The silence on the part of the Venezuelans, as well as the Iranians, over Mazaheri is understandable. The Chavez pantomime has robbed the Chavistas of any credibility when it comes to telling the truth. Recent polling from Caracas shows that Maduro, a former bus driver and orthodox Chavista ideologue, is both disliked and distrusted by the electorate. One theme that the Venezuelan opposition has capitalized upon is the network of murky relationships Chavez and his cronies have forged with rogue regimes around the world, Cuba and Iran being the most notable, which involve lucrative government contracts as well as oil subsidies that have further sapped the Venezuelan economy.
Indeed, one of the ironies of the Mazaheri affair is that it comes at a time when both countries are undergoing a massive currency crisis. Over the last year, the value of the Venezuelan Bolivar has weakened against the dollar by 53 percent; the Venezuelan journalist Juan Cristobal Nagel has compared Chavez's economic policies to a "Ponzi Scheme" whose sources of cash are rapidly drying up. As for the Iranians, the value of the rial against the dollar tumbled by 21 percent last week to a record low.
It isn't yet clear where Mazaheri himself fits into all this. A shady character, he was governor of Iran's Central Bank for just one year, until President Mahmoud Ahmadinejad canned him in September 2008. A few months later, Mazaheri correctly predicted that Ahmadinejad's economic reforms would send inflation skyrocketing, an outcome that would hit government employees on fixed incomes particularly hard.
Nevertheless, what is abundantly clear is that the cooperation between Venezuela and Iran remains as strong as ever. Public housing for poor Venezuelans has featured among the myriad collaborative economic schemes between the two countries, but it is the energy and military sectors that are truly significant. Given Iran's lack of oil refining capacity, Venezuela has stepped into the breach, providing Tehran's rulers with more than 20,000 barrels of oil per day. In June of last year, Chavez announced that he was building unmanned drones with Iranian assistance. An unnamed Venezuelan military officer said at the time that the drones "are made in this country with military engineers who went to do a course in the sister Republic of Iran."

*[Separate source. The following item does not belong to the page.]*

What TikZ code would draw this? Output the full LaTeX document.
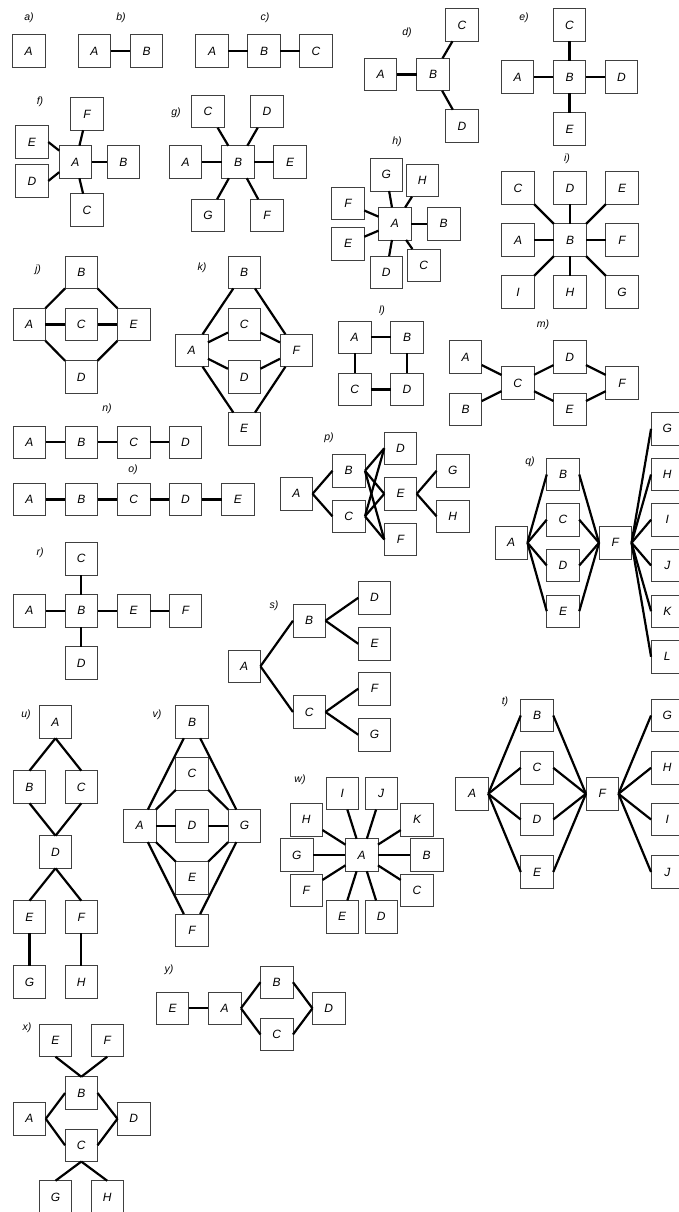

Should Maduro formally take the reins in Venezuela, business with Iran is certain to continue as usual, even if Ahmadinejad's hated rival, Ali Larijani, wins the June 14 presidential election in Iran. Larijani–who is also, like Ahmadinejad, a Holocaust denier–is a true believer in the Chavista view of international relations as a conspiracy masterminded by "Zionism" and the United States. In these circumstances, the only means by which the Venezuela-Iran relationship could be transformed is if one, or both, of these regimes finally collapses.